- Born: 18 July 1941 Ceylon
- Died: 20 July 2021 (aged 80) Colombo National Hospital, Colombo, Sri Lanka
- Occupations: cricketer, journalist

= Elmo Rodrigopulle =

Sri Lankan cricketer and journalist (1941–2021)

Elmo Rodrigopulle (18 July 1941 - 20 July 2021) was a Sri Lankan cricketer and sports journalist. He served as a sports journalist mainly covering cricket for various newspapers in career spanning about 52 years. He was widely acclaimed for his sports columns and was renowned for his work covering cricket in all Test cricket–playing nations, excluding Afghanistan and Ireland.

== Career ==
He pursued his primary and secondary education at the St. Benedict's College and went on to play cricket representing the school. He also went on to captain St. Benedict's College cricket team in 1960. He represented Tamil Union Cricket and Athletic Club, Burgher Recreation Club and Saracens Sports Club in domestic cricket. He was a regular feature for Saracens SC in Sara Trophy tournament. Elmo also played for Ceylon Board President's XI which was captained by Michael Tissera in a match against Hong Kong in 1971. However, he was never close enough to gain national callup to the team.

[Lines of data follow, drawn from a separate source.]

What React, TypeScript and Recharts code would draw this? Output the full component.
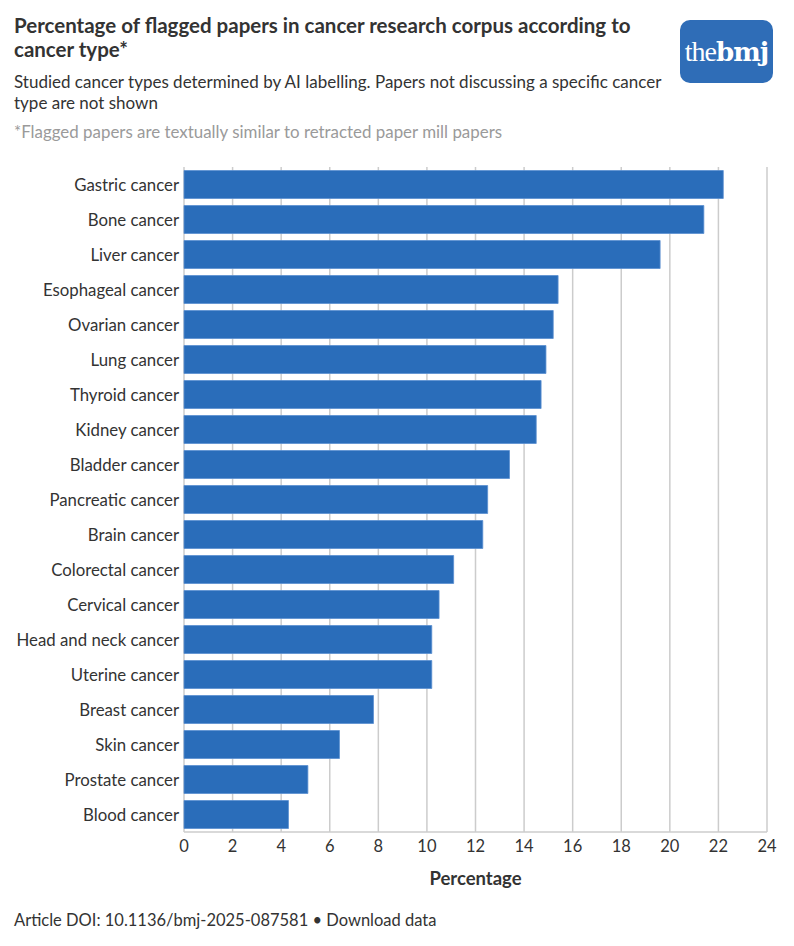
import React from "react";
import { BarChart, Bar, XAxis, YAxis, CartesianGrid } from "recharts";

const categories = [
  "Gastric cancer",
  "Bone cancer",
  "Liver cancer",
  "Esophageal cancer",
  "Ovarian cancer",
  "Lung cancer",
  "Thyroid cancer",
  "Kidney cancer",
  "Bladder cancer",
  "Pancreatic cancer",
  "Brain cancer",
  "Colorectal cancer",
  "Cervical cancer",
  "Head and neck cancer",
  "Uterine cancer",
  "Breast cancer",
  "Skin cancer",
  "Prostate cancer",
  "Blood cancer",
];

const percentages = [
  22.2, 21.4, 19.6, 15.4, 15.2, 14.9, 14.7, 14.5, 13.4, 12.5, 12.3, 11.1, 10.5,
  10.2, 10.2, 7.8, 6.4, 5.1, 4.3,
];

const xTicks = [0, 2, 4, 6, 8, 10, 12, 14, 16, 18, 20, 22, 24];

const data = categories.map((c, i) => ({ name: c, value: percentages[i] }));

const FONT = "Lato, 'Open Sans', sans-serif";
const BLUE = "#2a6dba";

export default function App() {
  return (
    <div
      style={{
        position: "absolute",
        left: 0,
        top: 0,
        width: 794,
        height: 946,
        background: "#fff",
        fontFamily: FONT,
        color: "#333",
      }}
    >
      <div
        style={{
          position: "absolute",
          left: 14,
          top: 13,
          width: 650,
          fontSize: 20.5,
          fontWeight: 700,
          lineHeight: "24px",
          color: "#333",
        }}
      >
        Percentage of flagged papers in cancer research corpus according to cancer type*
      </div>
      <div
        style={{
          position: "absolute",
          left: 14,
          top: 71,
          width: 660,
          fontSize: 17,
          lineHeight: "21px",
          color: "#333",
        }}
      >
        Studied cancer types determined by AI labelling. Papers not discussing a specific cancer type are not shown
      </div>
      <div
        style={{
          position: "absolute",
          left: 14,
          top: 121,
          fontSize: 16.9,
          lineHeight: "21px",
          color: "#9a9a9a",
        }}
      >
        *Flagged papers are textually similar to retracted paper mill papers
      </div>
      <div
        style={{
          position: "absolute",
          left: 680,
          top: 20,
          width: 93,
          height: 63,
          borderRadius: 10,
          background: "#2f6db7",
          color: "#fff",
          display: "flex",
          alignItems: "center",
          justifyContent: "center",
          fontFamily: "'DejaVu Serif', serif",
          fontSize: 26,
          letterSpacing: -1,
        }}
      >
        <span style={{ fontWeight: 300, fontFamily: "'Liberation Serif', serif", fontSize: 28 }}>the</span>
        <span style={{ fontWeight: 700 }}>bmj</span>
      </div>
      <div style={{ position: "absolute", left: 0, top: 0 }}>
        <BarChart
          width={794}
          height={946}
          data={data}
          layout="vertical"
          margin={{ top: 167, right: 27, bottom: 84, left: 0 }}
          barCategoryGap={3.5}
        >
          <CartesianGrid horizontal={false} stroke="#cccccc" strokeWidth={1.5} />
          <XAxis
            type="number"
            domain={[0, 24]}
            ticks={xTicks}
            interval={0}
            tickLine={false}
            axisLine={{ stroke: "#cccccc", strokeWidth: 1.5 }}
            tick={{ fill: "#333", fontSize: 16.5, fontFamily: FONT }}
            tickMargin={2}
            height={30}
          />
          <YAxis
            type="category"
            dataKey="name"
            width={184}
            tickLine={false}
            axisLine={false}
            tickSize={0}
            tickMargin={5}
            interval={0}
            tick={{ fill: "#333", fontSize: 16.8, fontFamily: FONT, dy: 1 }}
          />
          <Bar
            dataKey="value"
            fill={BLUE}
            stroke="#5b8fd0"
            strokeWidth={0.8}
            isAnimationActive={false}
          />
        </BarChart>
      </div>
      <div
        style={{
          position: "absolute",
          left: 0,
          width: 951,
          top: 867,
          textAlign: "center",
          fontSize: 18.5,
          fontWeight: 700,
          color: "#333",
        }}
      >
        Percentage
      </div>
      <div
        style={{
          position: "absolute",
          left: 14,
          top: 910,
          fontSize: 16.5,
          color: "#333",
        }}
      >
        Article DOI: 10.1136/bmj-2025-087581 • Download data
      </div>
    </div>
  );
}
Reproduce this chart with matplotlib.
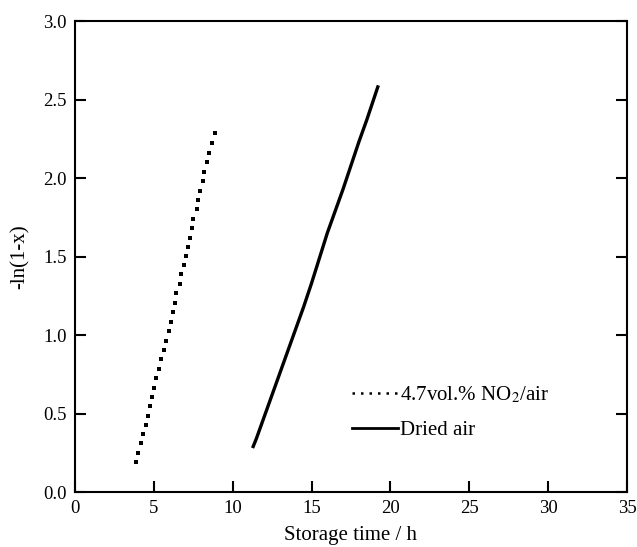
import numpy as np
import matplotlib.pyplot as plt
from matplotlib.lines import Line2D

plt.rcParams['font.family'] = ['Liberation Serif', 'DejaVu Serif']
plt.rcParams['mathtext.fontset'] = 'stix'

# 4.7 vol.% NO2/air (dotted points)
no2_t = [3.85, 4.01, 4.17, 4.29, 4.50, 4.61, 4.74, 4.88, 5.03, 5.16, 5.33, 5.45,
         5.62, 5.77, 5.94, 6.09, 6.24, 6.34, 6.42, 6.68, 6.74, 6.89, 7.04,
         7.14, 7.27, 7.42, 7.50, 7.71, 7.78, 7.95, 8.10, 8.16, 8.39, 8.52, 8.69, 8.88]
no2_y = [0.190, 0.246, 0.310, 0.367, 0.427, 0.486, 0.545, 0.605, 0.664, 0.724, 0.785, 0.845,
         0.904, 0.964, 1.025, 1.085, 1.145, 1.206, 1.266, 1.325, 1.387, 1.446, 1.505,
         1.560, 1.620, 1.680, 1.740, 1.800, 1.860, 1.920, 1.980, 2.040, 2.100, 2.160, 2.220, 2.285]

# dried air (solid)
air_t = [11.30, 11.50, 12.00, 12.50, 13.00, 13.50, 14.00, 14.50, 15.00, 15.50,
         16.00, 16.50, 17.00, 17.50, 18.00, 18.50, 19.00, 19.20]
air_y = [0.29, 0.34, 0.48, 0.62, 0.76, 0.90, 1.04, 1.18, 1.33, 1.49,
         1.65, 1.79, 1.93, 2.08, 2.23, 2.37, 2.52, 2.58]

xticks = [0, 5, 10, 15, 20, 25, 30, 35]
yticks = [0.0, 0.5, 1.0, 1.5, 2.0, 2.5, 3.0]

fig = plt.figure(figsize=(6.37, 5.47), dpi=100)
ax = fig.add_axes([0.1177, 0.1005, 0.8666, 0.8611])

ax.plot(no2_t, no2_y, ls='none', marker='s', ms=2.2, color='black', mew=0)
ax.plot(air_t, air_y, '-', color='black', lw=2.4)

ax.set_xlim(0, 35)
ax.set_ylim(0, 3.0)
ax.set_xticks(xticks)
ax.set_yticks(yticks)
ax.set_yticklabels(['%.1f' % v for v in yticks])
ax.tick_params(direction='in', length=8, width=1.5, labelsize=13.5,
               left=True, bottom=True, right=True, top=False, pad=6)
for s in ax.spines.values():
    s.set_linewidth(1.5)

ax.set_xlabel('Storage time / h', fontsize=15, labelpad=6)
ax.set_ylabel('-ln(1-x)', fontsize=15, labelpad=10)

handles = [Line2D([], [], color='black', ls=(0, (1, 2.4)), lw=1.8),
           Line2D([], [], color='black', ls='-', lw=2.0)]
ax.legend(handles, ['4.7vol.% NO$_2$/air', 'Dried air'], loc='lower left',
          bbox_to_anchor=(0.468, 0.07), frameon=False, fontsize=15,
          handlelength=2.2, handletextpad=0.1, labelspacing=0.75)

fig.savefig('out.png', dpi=100)
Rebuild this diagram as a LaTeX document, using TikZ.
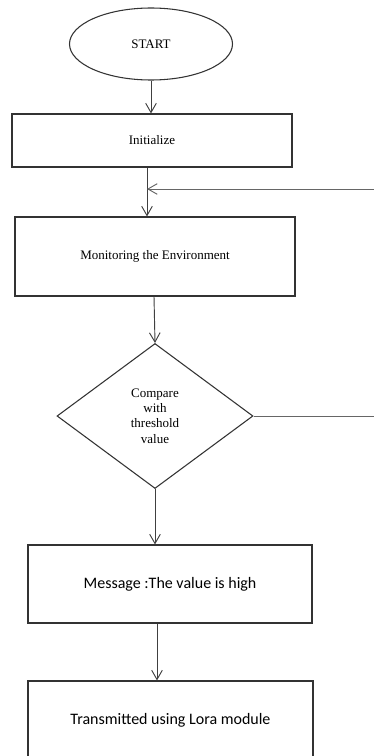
\documentclass[tikz,border=0pt]{standalone}
\usepackage{fontspec}
\setmainfont{Liberation Serif}
\newfontfamily\calfont{Carlito}
\usetikzlibrary{shapes.geometric,arrows.meta}
\begin{document}
\begin{tikzpicture}[x=0.75pt,y=-0.75pt,
  line/.style={draw=black!75, line width=0.7pt},
  arr/.style={line, -{Straight Barb[length=7pt,width=8pt]}},
  boxnode/.style={draw=black!80, line width=0.8pt, rectangle, inner sep=0pt, align=center},
  serif/.style={font=\fontsize{9.75}{11.6}\selectfont},
  sans/.style={font=\calfont\fontsize{12}{14}\selectfont}]
\useasboundingbox (0,0) rectangle (374,756);
\clip (0,0) rectangle (374,756);
\fill[white] (0,0) rectangle (374,756);
\node[boxnode, ellipse, serif, minimum width=122.25pt, minimum height=54pt] (start) at (151,44) {START};
\node[boxnode, serif, minimum width=210pt, minimum height=39.75pt] (init) at (152,140.5) {Initialize};
\node[boxnode, serif, minimum width=210pt, minimum height=59.25pt] (mon) at (155,256.5) {Monitoring the Environment};
\node[boxnode, diamond, serif, minimum width=147pt, minimum height=108.75pt] (cmp) at (155,416) {Compare\\with\\threshold\\value};
\node[boxnode, sans, minimum width=213pt, minimum height=58.5pt] (msg) at (170,584) {Message :The value is high};
\node[boxnode, sans, minimum width=213.75pt, minimum height=58.5pt] (tx) at (170.5,720) {Transmitted using Lora module};
\coordinate (j) at (147,189);
\coordinate (fr) at (374.4,189);
\draw[arr] (start.south) -- (start.south |- init.north);
\draw[line] (init.south -| j) -- (j);
\draw[arr] (j) -- (mon.north -| j);
\draw[arr] (154,0 |- mon.south) -- (cmp.north);
\draw[arr] (cmp.south) -- (cmp.south |- msg.north);
\draw[arr] (157,0 |- msg.south) -- (157,0 |- tx.north);
\draw[arr, draw=black!60] (cmp.east) -- (cmp.east -| fr) -- (fr) -- (j);
\end{tikzpicture}
\end{document}
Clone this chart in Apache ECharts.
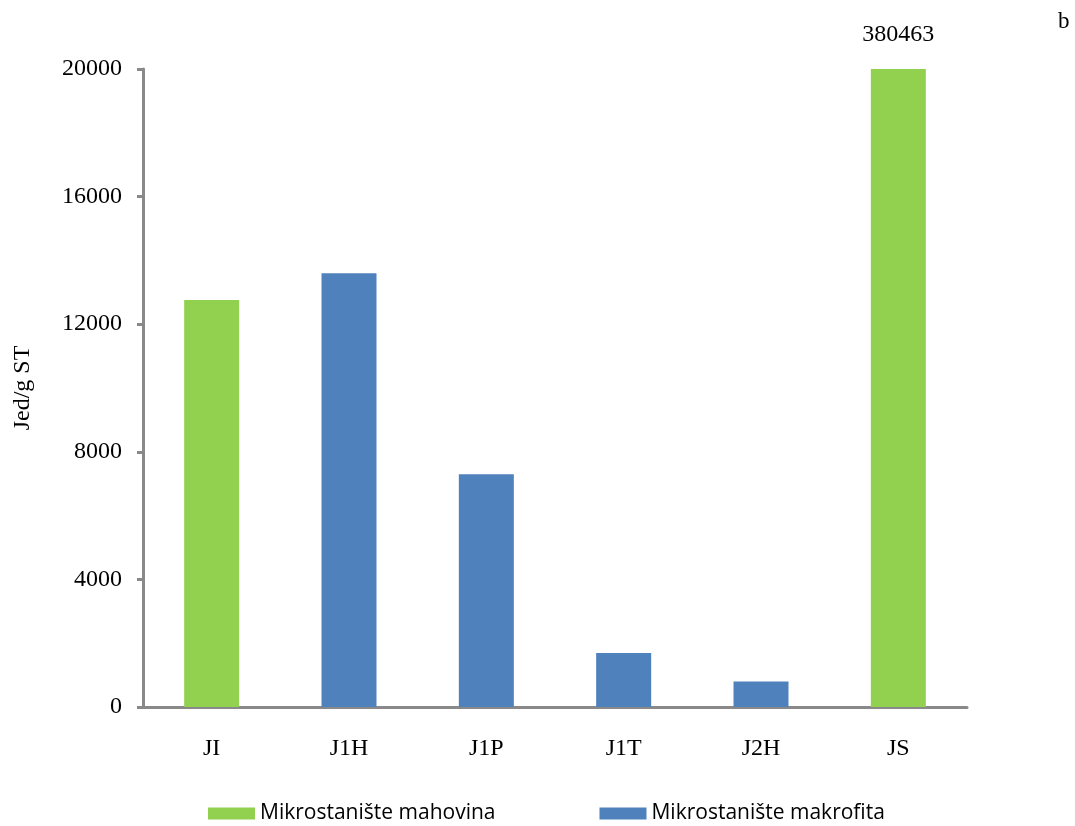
<!DOCTYPE html>
<html><head><meta charset="utf-8">
<script src="https://cdn.jsdelivr.net/npm/echarts@6/dist/echarts.min.js"></script>
<style>html,body{margin:0;padding:0;background:#fff}#c{width:1075px;height:826px}</style>
</head><body><div id="c"></div>
<script>
const categories = ['JI','J1H','J1P','J1T','J2H','JS'];
const mahovina = [12760, null, null, null, null, 380463];
const makrofita = [null, 13600, 7300, 1690, 800, null];
const yTicks = [0, 4000, 8000, 12000, 16000, 20000];
const seriesNames = ['Mikrostanište mahovina','Mikrostanište makrofita'];

const chart = echarts.init(document.getElementById('c'));
const serif = "'Liberation Serif', 'Times New Roman', serif";
chart.setOption({
  animation:false,
  graphic:[{type:'text', left:1058, top:10, style:{text:'b', font:"23px 'Liberation Serif'", fill:'#000'}}],
  legend:{
    bottom:-3, left:203, itemWidth:47, itemHeight:12, itemGap:104, icon:'rect',
    textStyle:{fontFamily:'Open Sans', fontSize:21, color:'#000'},
    data:seriesNames
  },
  grid:{left:143, right:108, top:69, bottom:119, containLabel:false},
  xAxis:{type:'category', data:categories,
    axisLine:{lineStyle:{color:'#898989', width:3}},
    axisTick:{show:false},
    axisLabel:{fontFamily:serif, fontSize:24, color:'#000', margin:30}
  },
  yAxis:{type:'value', min:0, max:20000, interval:4000,
    name:'Jed/g ST', nameLocation:'middle', nameGap:108, nameRotate:90,
    nameTextStyle:{fontFamily:serif, fontSize:24, color:'#000'},
    axisLine:{show:true, lineStyle:{color:'#898989', width:3}},
    axisTick:{show:true, length:6, lineStyle:{color:'#898989', width:3}},
    splitLine:{show:false},
    axisLabel:{fontFamily:serif, fontSize:24, color:'#000', margin:21,
      formatter:v=> yTicks.includes(v)? String(v):''}
  },
  series:[
    {name:seriesNames[0], type:'bar', stack:'s', data:mahovina, barWidth:55,
     itemStyle:{color:'#92D050'},
     label:{show:true, position:'top', distance:22, fontFamily:serif, fontSize:24, color:'#000',
       formatter:p=> p.value>20000 ? String(p.value) : ''}},
    {name:seriesNames[1], type:'bar', stack:'s', data:makrofita, barWidth:55,
     itemStyle:{color:'#4F81BD'}}
  ]
});
</script></body></html>
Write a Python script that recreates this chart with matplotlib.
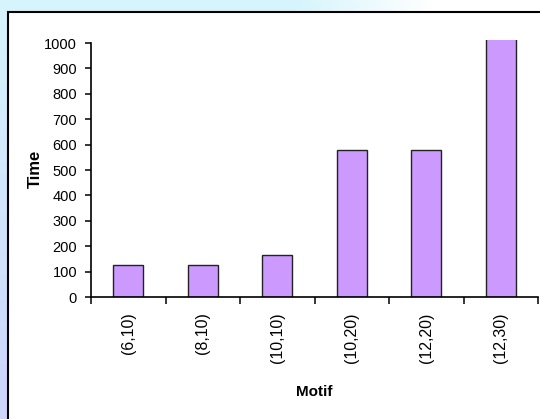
import numpy as np
import matplotlib.pyplot as plt
from matplotlib.patches import Rectangle

plt.rcParams['font.family'] = ['Liberation Sans', 'DejaVu Sans']

motifs = ['(6,10)', '(8,10)', '(10,10)', '(10,20)', '(12,20)', '(12,30)']
times = [125, 125, 165, 578, 578, 1100]
yticks = list(range(0, 1001, 100))

W, H = 540, 419
fig = plt.figure(figsize=(W / 100, H / 100), dpi=100)

# soft blue slide background
bg = fig.add_axes([0, 0, 1, 1])
bg.set_axis_off()
yy, xx = np.mgrid[0:1:H * 1j, 0:1:W * 1j]
top = np.array([0.84, 0.96, 0.99])
bottom = np.array([0.80, 0.83, 0.99])
img = top * (1 - yy[..., None]) + bottom * yy[..., None]
fade = np.clip((xx - 0.55) / 0.25, 0, 1)[..., None]
img = img * (1 - fade) + fade
bg.imshow(img, aspect='auto', extent=[0, 1, 0, 1], origin='upper')
bg.set_xlim(0, 1)
bg.set_ylim(0, 1)

# white chart panel
bg.add_patch(Rectangle((8 / W, -0.1), 1.2, (H - 12) / H + 0.1,
                       facecolor='white', edgecolor='black', linewidth=1.5,
                       clip_on=False, zorder=2))

ax = fig.add_axes([91 / W, (H - 297) / H, (538 - 91) / W, (297 - 40) / H])
ax.set_facecolor('none')
x = np.arange(len(motifs))
ax.bar(x, times, width=0.4, color='#CC99FF', edgecolor='#222222', linewidth=1.0)

ax.set_xlim(-0.5, len(motifs) - 0.5)
ax.set_ylim(0, 1000 * 257 / 254)
ax.set_yticks(yticks)
ax.spines['left'].set_bounds(0, 1000)
for s in ('top', 'right'):
    ax.spines[s].set_visible(False)
for s in ('left', 'bottom'):
    ax.spines[s].set_linewidth(1.2)

ax.set_xticks(x)
ax.set_xticklabels(motifs, rotation=90, fontsize=11.5)
ax.set_xticks(np.arange(-0.5, len(motifs)), minor=True)
ax.tick_params(axis='x', which='major', length=0, pad=11)
ax.tick_params(axis='x', which='minor', length=5, width=1.1, direction='out')
ax.tick_params(axis='y', length=4, width=1.1, direction='out', pad=6, labelsize=10.5)

ax.set_xlabel('Motif', fontsize=11, fontweight='bold', labelpad=16)
ax.set_ylabel('Time', fontsize=12, fontweight='bold', labelpad=1)

fig.savefig('out.png', dpi=100)
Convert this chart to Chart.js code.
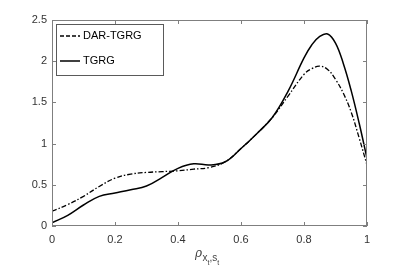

He received his diploma in journalism from the Institute for Journalism, West Berlin in 1976 and he also obtained a doctorate in philosophy from Medicina Alternativa, which was attached to the Open University. After his retirement from playing cricket, he pursued his career as a journalist covering various cricket matches and other sports events. He became the first Sri Lankan journalist to have witnessed the Sri Lankan team playing overseas Test series for the first time after gaining Test status from the International Cricket Council in 1981 when Sri Lanka toured Pakistan to play a three match test series. He also notably covered two Olympic events as a sports journalist touring Germany for the 1972 Summer Olympics and touring Russia for the 1980 Summer Olympics.

His first stint as a newspaper editor was for the Times of Ceylon and Daily Mirror. He later joined Daily News as a sports editor in 1987 before becoming its consultant editor. He later became an associate editor of Sunday Observer. In addition, he also served as a correspondent for Cricinfo and wrote cricket commentaries for the website related to the international cricket matches featuring Sri Lanka. He was also noted for his commentary during an ODI match between India and Sri Lanka in 1997 where he wrote to Cricinfo, "it was a mockery on the umpiring fraternity and what umpiring stands for" referring to the standing umpire Raman Sharma's decision for not adjudging Ajay Jadeja to be dismissed despite raising his hand for an lbw appeal from the Sri Lankan fielders.

In 2013, he was honored by the Sri Lanka Cricket with the Outstanding Achievement Award during the Dialog Awards. In 2019, he received the prestigious Presidential Lifetime Achievement Award of Excellence for his contributions in the field of sport.

== Death ==
He died on 20 July 2021 at the Colombo National Hospital, two days after his 80th birthday. Prior to his death, he was still serving as an associate editor of the Sunday Observer.